The legislative session is behind us. And maybe, just maybe, the people of Colorado are looking for solutions to problems that don’t involve more raids on their pocketbooks or sops to labor leaders and other special interests.
But then there’s the response from Gov. Bill Ritter:
“What is interesting and a little disappointing is that spending taxpayer dollars on that kind of rhetoric only feeds the cynicism that people already have when it comes to politics and government,” Ritter’s spokesman Evan Dreyer said, responding to the Republicans’ criticism.
Translation: Criticize Ritter, and be guilty of feeding public cynicism in the political process. Clever.

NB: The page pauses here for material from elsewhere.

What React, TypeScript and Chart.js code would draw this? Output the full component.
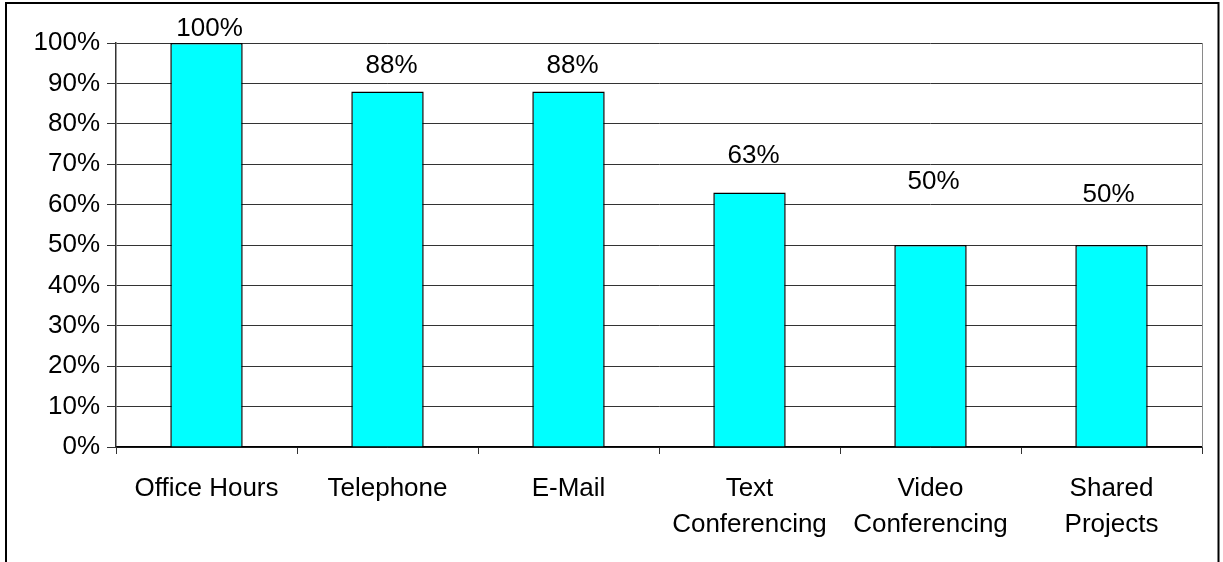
import React, { useEffect, useRef } from 'react';
import { Chart, registerables } from 'chart.js';

Chart.register(...registerables);

const categories: string[][] = [
  ['Office Hours'],
  ['Telephone'],
  ['E-Mail'],
  ['Text', 'Conferencing'],
  ['Video', 'Conferencing'],
  ['Shared', 'Projects'],
];
const values: number[] = [100, 88, 88, 63, 50, 50];
const yTickStep = 10;
const yMax = 100;

// label placement (style): lift of label centre above bar top, and horizontal nudge
const labelLift: number[] = [14, 26, 26, 37, 63, 50];
const labelNudge: number[] = [3, 4, 4, 4, 3, -3];

const FONT = '"Liberation Sans", Arial, sans-serif';

const labelPlugin = {
  id: 'barLabels',
  afterDatasetsDraw(chart: any) {
    const ctx = chart.ctx;
    const meta = chart.getDatasetMeta(0);
    ctx.save();
    ctx.font = `26px ${FONT}`;
    ctx.fillStyle = '#000';
    ctx.textAlign = 'center';
    ctx.textBaseline = 'middle';
    meta.data.forEach((el: any, i: number) => {
      ctx.fillText(`${values[i]}%`, el.x + labelNudge[i], el.y - labelLift[i]);
    });
    ctx.restore();
  },
};

const framePlugin = {
  id: 'frame',
  afterDraw(chart: any) {
    const ctx = chart.ctx;
    const a = chart.chartArea;
    ctx.save();
    ctx.strokeStyle = '#8a8a8a';
    ctx.lineWidth = 1;
    ctx.beginPath();
    ctx.moveTo(Math.round(a.right) + 0.5, a.top);
    ctx.lineTo(Math.round(a.right) + 0.5, a.bottom);
    ctx.stroke();
    ctx.strokeStyle = '#000';
    ctx.lineWidth = 2;
    ctx.strokeRect(6, 3, 1212.5, 700);
    ctx.restore();
  },
};

export default function App() {
  const ref = useRef<HTMLCanvasElement | null>(null);

  useEffect(() => {
    document.body.style.margin = '0';
    if (!ref.current) return;
    const chart = new Chart(ref.current, {
      type: 'bar',
      data: {
        labels: categories,
        datasets: [
          {
            data: values,
            backgroundColor: '#00FFFF',
            borderColor: '#000',
            borderWidth: 1.5,
            barPercentage: 0.4,
            categoryPercentage: 1,
          },
        ],
      },
      options: {
        responsive: false,
        animation: false,
        devicePixelRatio: 1,
        layout: { padding: { top: 43, right: 21, bottom: 0, left: 0 } },
        plugins: {
          legend: { display: false },
          tooltip: { enabled: false },
          title: { display: false },
        },
        scales: {
          x: {
            grid: {
              offset: true,
              drawOnChartArea: false,
              drawTicks: true,
              tickLength: 7,
              color: '#333',
            },
            border: { color: '#000', width: 1.5 },
            ticks: {
              font: { family: FONT, size: 26, lineHeight: 1.38 },
              color: '#000',
              padding: 17,
              maxRotation: 0,
              autoSkip: false,
            },
            afterFit(scale: any) {
              scale.height = 115;
            },
          },
          y: {
            min: 0,
            max: yMax,
            grid: { color: '#333', tickLength: 9 },
            border: { color: '#333', width: 1.5 },
            ticks: {
              stepSize: yTickStep,
              font: { family: FONT, size: 26 },
              color: '#000',
              padding: 7,
              callback: (v: any) => `${v}%`,
            },
            afterFit(scale: any) {
              scale.width = 116;
            },
          },
        },
      },
      plugins: [labelPlugin, framePlugin],
    });
    return () => chart.destroy();
  }, []);

  return (
    <div style={{ width: 1223, height: 562 }}>
      <canvas ref={ref} width={1223} height={562} style={{ display: 'block' }} />
    </div>
  );
}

In its “playbook fact check,” the Rocky apparently found two questionable points in the Republican message. And on one of the two points (“Gov. Ritter has disrupted the 100-year peace between business and labor in the state, setting off a ballot war that could have disastrous consequences for our state’s business climate and its economy.”), the Rocky itself needs a fact check (Ritter started the labor-business battle even before his Nov. 2 executive order).
So altogether, not bad. One might even say Bill Ritter and the Democrats running the state legislature have made it easy for Republicans to do the job of criticizing them with an unusually small amount of spin. Meanwhile, the Democrats and the Ritter administration are closer to spinning out of control.